▼
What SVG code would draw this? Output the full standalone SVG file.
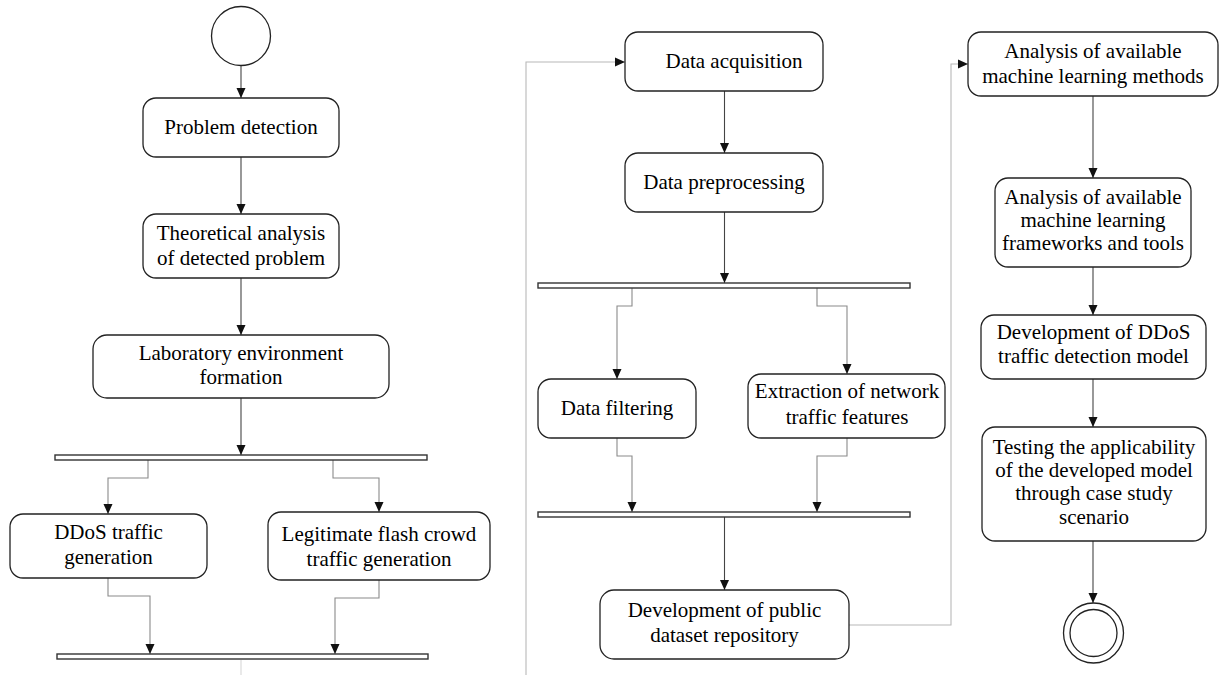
<svg xmlns="http://www.w3.org/2000/svg" width="1219" height="675" viewBox="0 0 1219 675">
<style>
.box{fill:#fff;stroke:#222;stroke-width:1.3}
.bar{fill:#fff;stroke:#333;stroke-width:1.4}
.circ{fill:#fff;stroke:#222;stroke-width:1.3}
.t{font-family:'Liberation Serif','DejaVu Serif',serif;font-size:21px;fill:#000;text-anchor:middle}
.c{fill:none;stroke:#444;stroke-width:1.1}
.g{fill:none;stroke:#8a8a8a;stroke-width:1.1}
.l{fill:none;stroke:#b8b8b8;stroke-width:1.1}
.s{fill:none;stroke:#e2e2e2;stroke-width:1.5}
</style>
<defs>
<marker id="ah" markerUnits="userSpaceOnUse" markerWidth="10" markerHeight="10" viewBox="0 0 10 10" refX="10" refY="5" orient="auto">
<path d="M0,0.5 L10,5 L0,9.5 z" fill="#111"/>
</marker>
</defs>
<rect width="1219" height="675" fill="#fff"/>

<g id="connectors">
<path class="c" d="M241,66 V98" marker-end="url(#ah)"/>
<path class="c" d="M241,157 V214" marker-end="url(#ah)"/>
<path class="c" d="M241,278 V335" marker-end="url(#ah)"/>
<path class="c" d="M241,398 V455" marker-end="url(#ah)"/>
<path class="g" d="M148,460 V478 H108 V514" marker-end="url(#ah)"/>
<path class="g" d="M333,460 V478 H379 V512" marker-end="url(#ah)"/>
<path class="g" d="M108,578 V596 H150 V654" marker-end="url(#ah)"/>
<path class="g" d="M379,580 V598 H335 V654" marker-end="url(#ah)"/>
<path class="s" d="M241,660 V675"/>
<path class="l" d="M526,675 V62 H625" marker-end="url(#ah)"/>
<path class="c" d="M724.5,91 V153" marker-end="url(#ah)"/>
<path class="c" d="M724.5,212 V283" marker-end="url(#ah)"/>
<path class="g" d="M632,288 V306 H617 V379" marker-end="url(#ah)"/>
<path class="g" d="M817,288 V306 H847 V374" marker-end="url(#ah)"/>
<path class="g" d="M617,438 V456 H632 V512" marker-end="url(#ah)"/>
<path class="g" d="M847,438 V456 H817 V512" marker-end="url(#ah)"/>
<path class="c" d="M724.5,517 V590" marker-end="url(#ah)"/>
<path class="l" d="M849,625 H951 V64 H968" marker-end="url(#ah)"/>
<path class="c" d="M1093,96 V178" marker-end="url(#ah)"/>
<path class="c" d="M1093,267 V315" marker-end="url(#ah)"/>
<path class="c" d="M1093,379 V427" marker-end="url(#ah)"/>
<path class="c" d="M1093,541 V603" marker-end="url(#ah)"/>
</g>

<g font-family="'Liberation Serif', 'DejaVu Serif', serif" font-size="21" text-anchor="middle">
<g id="start"><circle class="circ" cx="241" cy="36" r="29.5"/></g>
<g id="problem-detection"><rect class="box" x="143" y="98" width="196" height="59" rx="13"/><text class="t" x="241" y="134">Problem detection</text></g>
<g id="theoretical-analysis"><rect class="box" x="143" y="214" width="196" height="64" rx="13"/><text class="t" x="241" y="240">Theoretical analysis</text><text class="t" x="241" y="265">of detected problem</text></g>
<g id="laboratory"><rect class="box" x="93" y="335" width="296" height="63" rx="14"/><text class="t" x="241" y="360">Laboratory environment</text><text class="t" x="241" y="384">formation</text></g>
<g id="fork1"><rect class="bar" x="55" y="455" width="372" height="5"/></g>
<g id="ddos-generation"><rect class="box" x="10" y="514" width="197" height="64" rx="13"/><text class="t" x="108.5" y="539">DDoS traffic</text><text class="t" x="108.5" y="564">generation</text></g>
<g id="flash-crowd"><rect class="box" x="268" y="512" width="222" height="68" rx="13"/><text class="t" x="379" y="541">Legitimate flash crowd</text><text class="t" x="379" y="566">traffic generation</text></g>
<g id="join1"><rect class="bar" x="57" y="654" width="371" height="5"/></g>

<g id="data-acquisition"><rect class="box" x="625" y="32" width="198" height="59" rx="13"/><text class="t" x="734" y="68">Data acquisition</text></g>
<g id="data-preprocessing"><rect class="box" x="625" y="153" width="198" height="59" rx="13"/><text class="t" x="724" y="189">Data preprocessing</text></g>
<g id="fork2"><rect class="bar" x="538" y="283" width="372" height="5"/></g>
<g id="data-filtering"><rect class="box" x="538" y="379" width="158" height="59" rx="13"/><text class="t" x="617" y="415">Data filtering</text></g>
<g id="feature-extraction"><rect class="box" x="748" y="374" width="197" height="64" rx="13"/><text class="t" x="847" y="398">Extraction of network</text><text class="t" x="847" y="424">traffic features</text></g>
<g id="join2"><rect class="bar" x="538" y="512" width="372" height="5"/></g>
<g id="dataset-repository"><rect class="box" x="600" y="590" width="249" height="69" rx="14"/><text class="t" x="724.5" y="617">Development of public</text><text class="t" x="724.5" y="642">dataset repository</text></g>

<g id="ml-methods"><rect class="box" x="968" y="32" width="250" height="64" rx="13"/><text class="t" x="1093" y="58">Analysis of available</text><text class="t" x="1093" y="83">machine learning methods</text></g>
<g id="ml-frameworks"><rect class="box" x="995" y="178" width="196" height="89" rx="13"/><text class="t" x="1093" y="204">Analysis of available</text><text class="t" x="1093" y="227">machine learning</text><text class="t" x="1093" y="250">frameworks and tools</text></g>
<g id="detection-model"><rect class="box" x="981" y="315" width="225" height="64" rx="13"/><text class="t" x="1093.5" y="339">Development of DDoS</text><text class="t" x="1093.5" y="363">traffic detection model</text></g>
<g id="testing"><rect class="box" x="982" y="427" width="224" height="114" rx="13"/><text class="t" x="1094" y="454">Testing the applicability</text><text class="t" x="1094" y="477">of the developed model</text><text class="t" x="1094" y="500">through case study</text><text class="t" x="1094" y="524">scenario</text></g>
<g id="end"><circle class="circ" cx="1093.5" cy="633" r="30"/><circle class="circ" cx="1093.5" cy="633" r="23.5"/></g>
</g>
</svg>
▲
■ **STATED TASK**:
Output the data above without changes, apart from leaving out the pictures.

■ **EXERCISE ANSWER**:
What SVG code would draw this? Output the full standalone SVG file.
<svg xmlns="http://www.w3.org/2000/svg" width="1219" height="675" viewBox="0 0 1219 675">
<style>
.box{fill:#fff;stroke:#222;stroke-width:1.3}
.bar{fill:#fff;stroke:#333;stroke-width:1.4}
.circ{fill:#fff;stroke:#222;stroke-width:1.3}
.t{font-family:'Liberation Serif','DejaVu Serif',serif;font-size:21px;fill:#000;text-anchor:middle}
.c{fill:none;stroke:#444;stroke-width:1.1}
.g{fill:none;stroke:#8a8a8a;stroke-width:1.1}
.l{fill:none;stroke:#b8b8b8;stroke-width:1.1}
.s{fill:none;stroke:#e2e2e2;stroke-width:1.5}
</style>
<defs>
<marker id="ah" markerUnits="userSpaceOnUse" markerWidth="10" markerHeight="10" viewBox="0 0 10 10" refX="10" refY="5" orient="auto">
<path d="M0,0.5 L10,5 L0,9.5 z" fill="#111"/>
</marker>
</defs>
<rect width="1219" height="675" fill="#fff"/>

<g id="connectors">
<path class="c" d="M241,66 V98" marker-end="url(#ah)"/>
<path class="c" d="M241,157 V214" marker-end="url(#ah)"/>
<path class="c" d="M241,278 V335" marker-end="url(#ah)"/>
<path class="c" d="M241,398 V455" marker-end="url(#ah)"/>
<path class="g" d="M148,460 V478 H108 V514" marker-end="url(#ah)"/>
<path class="g" d="M333,460 V478 H379 V512" marker-end="url(#ah)"/>
<path class="g" d="M108,578 V596 H150 V654" marker-end="url(#ah)"/>
<path class="g" d="M379,580 V598 H335 V654" marker-end="url(#ah)"/>
<path class="s" d="M241,660 V675"/>
<path class="l" d="M526,675 V62 H625" marker-end="url(#ah)"/>
<path class="c" d="M724.5,91 V153" marker-end="url(#ah)"/>
<path class="c" d="M724.5,212 V283" marker-end="url(#ah)"/>
<path class="g" d="M632,288 V306 H617 V379" marker-end="url(#ah)"/>
<path class="g" d="M817,288 V306 H847 V374" marker-end="url(#ah)"/>
<path class="g" d="M617,438 V456 H632 V512" marker-end="url(#ah)"/>
<path class="g" d="M847,438 V456 H817 V512" marker-end="url(#ah)"/>
<path class="c" d="M724.5,517 V590" marker-end="url(#ah)"/>
<path class="l" d="M849,625 H951 V64 H968" marker-end="url(#ah)"/>
<path class="c" d="M1093,96 V178" marker-end="url(#ah)"/>
<path class="c" d="M1093,267 V315" marker-end="url(#ah)"/>
<path class="c" d="M1093,379 V427" marker-end="url(#ah)"/>
<path class="c" d="M1093,541 V603" marker-end="url(#ah)"/>
</g>

<g font-family="'Liberation Serif', 'DejaVu Serif', serif" font-size="21" text-anchor="middle">
<g id="start"><circle class="circ" cx="241" cy="36" r="29.5"/></g>
<g id="problem-detection"><rect class="box" x="143" y="98" width="196" height="59" rx="13"/><text class="t" x="241" y="134">Problem detection</text></g>
<g id="theoretical-analysis"><rect class="box" x="143" y="214" width="196" height="64" rx="13"/><text class="t" x="241" y="240">Theoretical analysis</text><text class="t" x="241" y="265">of detected problem</text></g>
<g id="laboratory"><rect class="box" x="93" y="335" width="296" height="63" rx="14"/><text class="t" x="241" y="360">Laboratory environment</text><text class="t" x="241" y="384">formation</text></g>
<g id="fork1"><rect class="bar" x="55" y="455" width="372" height="5"/></g>
<g id="ddos-generation"><rect class="box" x="10" y="514" width="197" height="64" rx="13"/><text class="t" x="108.5" y="539">DDoS traffic</text><text class="t" x="108.5" y="564">generation</text></g>
<g id="flash-crowd"><rect class="box" x="268" y="512" width="222" height="68" rx="13"/><text class="t" x="379" y="541">Legitimate flash crowd</text><text class="t" x="379" y="566">traffic generation</text></g>
<g id="join1"><rect class="bar" x="57" y="654" width="371" height="5"/></g>

<g id="data-acquisition"><rect class="box" x="625" y="32" width="198" height="59" rx="13"/><text class="t" x="734" y="68">Data acquisition</text></g>
<g id="data-preprocessing"><rect class="box" x="625" y="153" width="198" height="59" rx="13"/><text class="t" x="724" y="189">Data preprocessing</text></g>
<g id="fork2"><rect class="bar" x="538" y="283" width="372" height="5"/></g>
<g id="data-filtering"><rect class="box" x="538" y="379" width="158" height="59" rx="13"/><text class="t" x="617" y="415">Data filtering</text></g>
<g id="feature-extraction"><rect class="box" x="748" y="374" width="197" height="64" rx="13"/><text class="t" x="847" y="398">Extraction of network</text><text class="t" x="847" y="424">traffic features</text></g>
<g id="join2"><rect class="bar" x="538" y="512" width="372" height="5"/></g>
<g id="dataset-repository"><rect class="box" x="600" y="590" width="249" height="69" rx="14"/><text class="t" x="724.5" y="617">Development of public</text><text class="t" x="724.5" y="642">dataset repository</text></g>

<g id="ml-methods"><rect class="box" x="968" y="32" width="250" height="64" rx="13"/><text class="t" x="1093" y="58">Analysis of available</text><text class="t" x="1093" y="83">machine learning methods</text></g>
<g id="ml-frameworks"><rect class="box" x="995" y="178" width="196" height="89" rx="13"/><text class="t" x="1093" y="204">Analysis of available</text><text class="t" x="1093" y="227">machine learning</text><text class="t" x="1093" y="250">frameworks and tools</text></g>
<g id="detection-model"><rect class="box" x="981" y="315" width="225" height="64" rx="13"/><text class="t" x="1093.5" y="339">Development of DDoS</text><text class="t" x="1093.5" y="363">traffic detection model</text></g>
<g id="testing"><rect class="box" x="982" y="427" width="224" height="114" rx="13"/><text class="t" x="1094" y="454">Testing the applicability</text><text class="t" x="1094" y="477">of the developed model</text><text class="t" x="1094" y="500">through case study</text><text class="t" x="1094" y="524">scenario</text></g>
<g id="end"><circle class="circ" cx="1093.5" cy="633" r="30"/><circle class="circ" cx="1093.5" cy="633" r="23.5"/></g>
</g>
</svg>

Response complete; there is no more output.